_Data section:_
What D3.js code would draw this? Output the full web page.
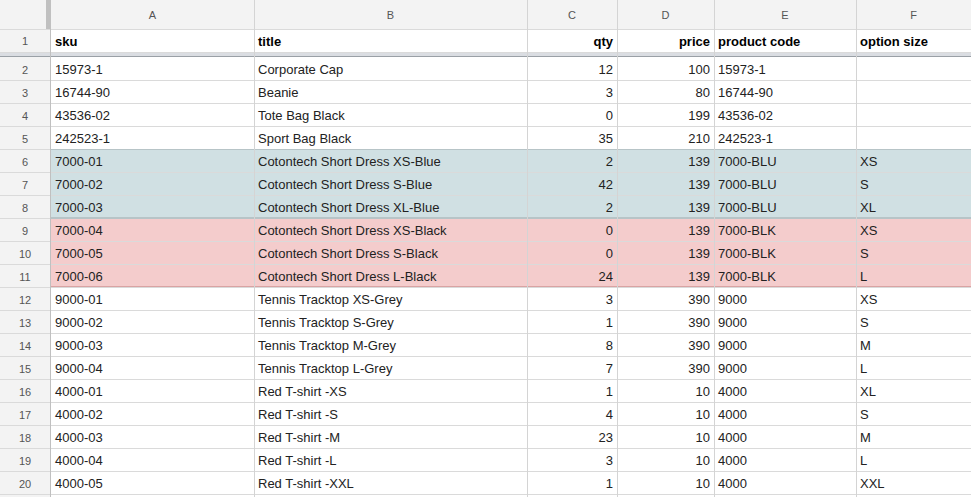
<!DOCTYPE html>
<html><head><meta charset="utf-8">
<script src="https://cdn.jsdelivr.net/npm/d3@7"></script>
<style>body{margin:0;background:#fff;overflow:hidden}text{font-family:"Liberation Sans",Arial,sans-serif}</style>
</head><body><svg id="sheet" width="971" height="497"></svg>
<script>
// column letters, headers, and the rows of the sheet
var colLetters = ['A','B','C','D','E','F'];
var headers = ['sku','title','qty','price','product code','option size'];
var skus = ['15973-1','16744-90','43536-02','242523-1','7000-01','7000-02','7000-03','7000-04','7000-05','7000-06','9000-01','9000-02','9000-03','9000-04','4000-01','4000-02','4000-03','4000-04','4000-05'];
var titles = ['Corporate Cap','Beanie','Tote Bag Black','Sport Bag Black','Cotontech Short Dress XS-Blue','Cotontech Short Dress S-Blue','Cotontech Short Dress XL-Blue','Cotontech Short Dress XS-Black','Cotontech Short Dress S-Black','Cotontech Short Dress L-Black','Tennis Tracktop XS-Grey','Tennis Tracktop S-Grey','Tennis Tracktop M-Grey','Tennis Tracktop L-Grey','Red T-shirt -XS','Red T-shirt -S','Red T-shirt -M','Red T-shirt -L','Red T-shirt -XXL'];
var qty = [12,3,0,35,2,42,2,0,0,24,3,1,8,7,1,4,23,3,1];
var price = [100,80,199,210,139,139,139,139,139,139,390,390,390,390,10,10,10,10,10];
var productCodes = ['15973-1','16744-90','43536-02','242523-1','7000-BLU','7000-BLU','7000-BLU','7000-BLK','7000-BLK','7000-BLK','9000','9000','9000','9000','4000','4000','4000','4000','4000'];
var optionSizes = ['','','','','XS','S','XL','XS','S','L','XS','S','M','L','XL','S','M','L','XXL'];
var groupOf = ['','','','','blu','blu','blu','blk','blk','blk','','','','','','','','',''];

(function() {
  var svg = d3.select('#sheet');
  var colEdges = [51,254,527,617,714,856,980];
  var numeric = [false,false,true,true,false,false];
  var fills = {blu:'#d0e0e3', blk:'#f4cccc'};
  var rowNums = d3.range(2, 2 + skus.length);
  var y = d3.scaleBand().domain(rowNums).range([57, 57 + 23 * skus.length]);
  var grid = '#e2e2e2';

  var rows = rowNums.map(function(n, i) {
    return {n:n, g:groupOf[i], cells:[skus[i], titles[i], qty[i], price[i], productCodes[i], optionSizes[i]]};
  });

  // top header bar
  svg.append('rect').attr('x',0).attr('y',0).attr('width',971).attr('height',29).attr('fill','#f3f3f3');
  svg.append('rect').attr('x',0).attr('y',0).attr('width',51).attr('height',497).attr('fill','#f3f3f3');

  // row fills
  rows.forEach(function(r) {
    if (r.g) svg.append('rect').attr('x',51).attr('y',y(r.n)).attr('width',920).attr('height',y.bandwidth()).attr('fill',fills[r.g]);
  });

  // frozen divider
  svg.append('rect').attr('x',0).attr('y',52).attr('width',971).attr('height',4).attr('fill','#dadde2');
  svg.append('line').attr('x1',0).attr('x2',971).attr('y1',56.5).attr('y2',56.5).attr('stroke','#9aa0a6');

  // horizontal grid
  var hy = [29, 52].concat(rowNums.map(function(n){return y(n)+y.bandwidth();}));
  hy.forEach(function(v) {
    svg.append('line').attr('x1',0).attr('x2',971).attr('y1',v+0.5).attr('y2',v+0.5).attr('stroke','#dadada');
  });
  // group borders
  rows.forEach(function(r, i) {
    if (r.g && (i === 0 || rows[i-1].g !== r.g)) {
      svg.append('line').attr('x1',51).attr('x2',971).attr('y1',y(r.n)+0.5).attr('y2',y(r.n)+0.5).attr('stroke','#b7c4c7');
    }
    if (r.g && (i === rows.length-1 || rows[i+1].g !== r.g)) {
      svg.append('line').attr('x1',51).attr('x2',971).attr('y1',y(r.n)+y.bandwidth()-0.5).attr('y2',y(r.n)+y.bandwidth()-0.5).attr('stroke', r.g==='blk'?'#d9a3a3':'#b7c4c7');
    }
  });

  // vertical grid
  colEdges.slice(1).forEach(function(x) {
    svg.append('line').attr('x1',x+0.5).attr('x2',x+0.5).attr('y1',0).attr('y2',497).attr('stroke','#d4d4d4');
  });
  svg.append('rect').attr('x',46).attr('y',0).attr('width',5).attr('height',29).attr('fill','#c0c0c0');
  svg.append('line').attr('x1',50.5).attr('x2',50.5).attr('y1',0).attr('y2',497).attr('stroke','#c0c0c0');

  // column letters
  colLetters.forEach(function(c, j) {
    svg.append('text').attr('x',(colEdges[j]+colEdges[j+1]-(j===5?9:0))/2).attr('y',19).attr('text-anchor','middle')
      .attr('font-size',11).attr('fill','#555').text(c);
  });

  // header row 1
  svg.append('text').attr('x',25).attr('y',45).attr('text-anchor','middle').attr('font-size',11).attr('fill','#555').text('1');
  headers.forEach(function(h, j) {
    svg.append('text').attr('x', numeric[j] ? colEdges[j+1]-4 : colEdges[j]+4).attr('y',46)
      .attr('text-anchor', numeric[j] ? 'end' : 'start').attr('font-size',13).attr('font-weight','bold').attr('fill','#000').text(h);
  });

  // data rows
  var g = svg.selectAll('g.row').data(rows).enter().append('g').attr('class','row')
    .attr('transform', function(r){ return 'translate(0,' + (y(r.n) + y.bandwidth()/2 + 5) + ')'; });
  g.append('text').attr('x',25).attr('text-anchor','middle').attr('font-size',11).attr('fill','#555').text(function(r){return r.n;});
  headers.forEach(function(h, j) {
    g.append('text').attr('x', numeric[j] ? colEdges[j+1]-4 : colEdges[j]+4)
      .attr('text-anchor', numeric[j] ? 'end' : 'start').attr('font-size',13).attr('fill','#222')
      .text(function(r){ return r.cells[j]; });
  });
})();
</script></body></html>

_Written request:_
Leave out the pictures and print every line of the data exactly.

_Solution to this problem:_
What D3.js code would draw this? Output the full web page.
<!DOCTYPE html>
<html><head><meta charset="utf-8">
<script src="https://cdn.jsdelivr.net/npm/d3@7"></script>
<style>body{margin:0;background:#fff;overflow:hidden}text{font-family:"Liberation Sans",Arial,sans-serif}</style>
</head><body><svg id="sheet" width="971" height="497"></svg>
<script>
// column letters, headers, and the rows of the sheet
var colLetters = ['A','B','C','D','E','F'];
var headers = ['sku','title','qty','price','product code','option size'];
var skus = ['15973-1','16744-90','43536-02','242523-1','7000-01','7000-02','7000-03','7000-04','7000-05','7000-06','9000-01','9000-02','9000-03','9000-04','4000-01','4000-02','4000-03','4000-04','4000-05'];
var titles = ['Corporate Cap','Beanie','Tote Bag Black','Sport Bag Black','Cotontech Short Dress XS-Blue','Cotontech Short Dress S-Blue','Cotontech Short Dress XL-Blue','Cotontech Short Dress XS-Black','Cotontech Short Dress S-Black','Cotontech Short Dress L-Black','Tennis Tracktop XS-Grey','Tennis Tracktop S-Grey','Tennis Tracktop M-Grey','Tennis Tracktop L-Grey','Red T-shirt -XS','Red T-shirt -S','Red T-shirt -M','Red T-shirt -L','Red T-shirt -XXL'];
var qty = [12,3,0,35,2,42,2,0,0,24,3,1,8,7,1,4,23,3,1];
var price = [100,80,199,210,139,139,139,139,139,139,390,390,390,390,10,10,10,10,10];
var productCodes = ['15973-1','16744-90','43536-02','242523-1','7000-BLU','7000-BLU','7000-BLU','7000-BLK','7000-BLK','7000-BLK','9000','9000','9000','9000','4000','4000','4000','4000','4000'];
var optionSizes = ['','','','','XS','S','XL','XS','S','L','XS','S','M','L','XL','S','M','L','XXL'];
var groupOf = ['','','','','blu','blu','blu','blk','blk','blk','','','','','','','','',''];

(function() {
  var svg = d3.select('#sheet');
  var colEdges = [51,254,527,617,714,856,980];
  var numeric = [false,false,true,true,false,false];
  var fills = {blu:'#d0e0e3', blk:'#f4cccc'};
  var rowNums = d3.range(2, 2 + skus.length);
  var y = d3.scaleBand().domain(rowNums).range([57, 57 + 23 * skus.length]);
  var grid = '#e2e2e2';

  var rows = rowNums.map(function(n, i) {
    return {n:n, g:groupOf[i], cells:[skus[i], titles[i], qty[i], price[i], productCodes[i], optionSizes[i]]};
  });

  // top header bar
  svg.append('rect').attr('x',0).attr('y',0).attr('width',971).attr('height',29).attr('fill','#f3f3f3');
  svg.append('rect').attr('x',0).attr('y',0).attr('width',51).attr('height',497).attr('fill','#f3f3f3');

  // row fills
  rows.forEach(function(r) {
    if (r.g) svg.append('rect').attr('x',51).attr('y',y(r.n)).attr('width',920).attr('height',y.bandwidth()).attr('fill',fills[r.g]);
  });

  // frozen divider
  svg.append('rect').attr('x',0).attr('y',52).attr('width',971).attr('height',4).attr('fill','#dadde2');
  svg.append('line').attr('x1',0).attr('x2',971).attr('y1',56.5).attr('y2',56.5).attr('stroke','#9aa0a6');

  // horizontal grid
  var hy = [29, 52].concat(rowNums.map(function(n){return y(n)+y.bandwidth();}));
  hy.forEach(function(v) {
    svg.append('line').attr('x1',0).attr('x2',971).attr('y1',v+0.5).attr('y2',v+0.5).attr('stroke','#dadada');
  });
  // group borders
  rows.forEach(function(r, i) {
    if (r.g && (i === 0 || rows[i-1].g !== r.g)) {
      svg.append('line').attr('x1',51).attr('x2',971).attr('y1',y(r.n)+0.5).attr('y2',y(r.n)+0.5).attr('stroke','#b7c4c7');
    }
    if (r.g && (i === rows.length-1 || rows[i+1].g !== r.g)) {
      svg.append('line').attr('x1',51).attr('x2',971).attr('y1',y(r.n)+y.bandwidth()-0.5).attr('y2',y(r.n)+y.bandwidth()-0.5).attr('stroke', r.g==='blk'?'#d9a3a3':'#b7c4c7');
    }
  });

  // vertical grid
  colEdges.slice(1).forEach(function(x) {
    svg.append('line').attr('x1',x+0.5).attr('x2',x+0.5).attr('y1',0).attr('y2',497).attr('stroke','#d4d4d4');
  });
  svg.append('rect').attr('x',46).attr('y',0).attr('width',5).attr('height',29).attr('fill','#c0c0c0');
  svg.append('line').attr('x1',50.5).attr('x2',50.5).attr('y1',0).attr('y2',497).attr('stroke','#c0c0c0');

  // column letters
  colLetters.forEach(function(c, j) {
    svg.append('text').attr('x',(colEdges[j]+colEdges[j+1]-(j===5?9:0))/2).attr('y',19).attr('text-anchor','middle')
      .attr('font-size',11).attr('fill','#555').text(c);
  });

  // header row 1
  svg.append('text').attr('x',25).attr('y',45).attr('text-anchor','middle').attr('font-size',11).attr('fill','#555').text('1');
  headers.forEach(function(h, j) {
    svg.append('text').attr('x', numeric[j] ? colEdges[j+1]-4 : colEdges[j]+4).attr('y',46)
      .attr('text-anchor', numeric[j] ? 'end' : 'start').attr('font-size',13).attr('font-weight','bold').attr('fill','#000').text(h);
  });

  // data rows
  var g = svg.selectAll('g.row').data(rows).enter().append('g').attr('class','row')
    .attr('transform', function(r){ return 'translate(0,' + (y(r.n) + y.bandwidth()/2 + 5) + ')'; });
  g.append('text').attr('x',25).attr('text-anchor','middle').attr('font-size',11).attr('fill','#555').text(function(r){return r.n;});
  headers.forEach(function(h, j) {
    g.append('text').attr('x', numeric[j] ? colEdges[j+1]-4 : colEdges[j]+4)
      .attr('text-anchor', numeric[j] ? 'end' : 'start').attr('font-size',13).attr('fill','#222')
      .text(function(r){ return r.cells[j]; });
  });
})();
</script></body></html>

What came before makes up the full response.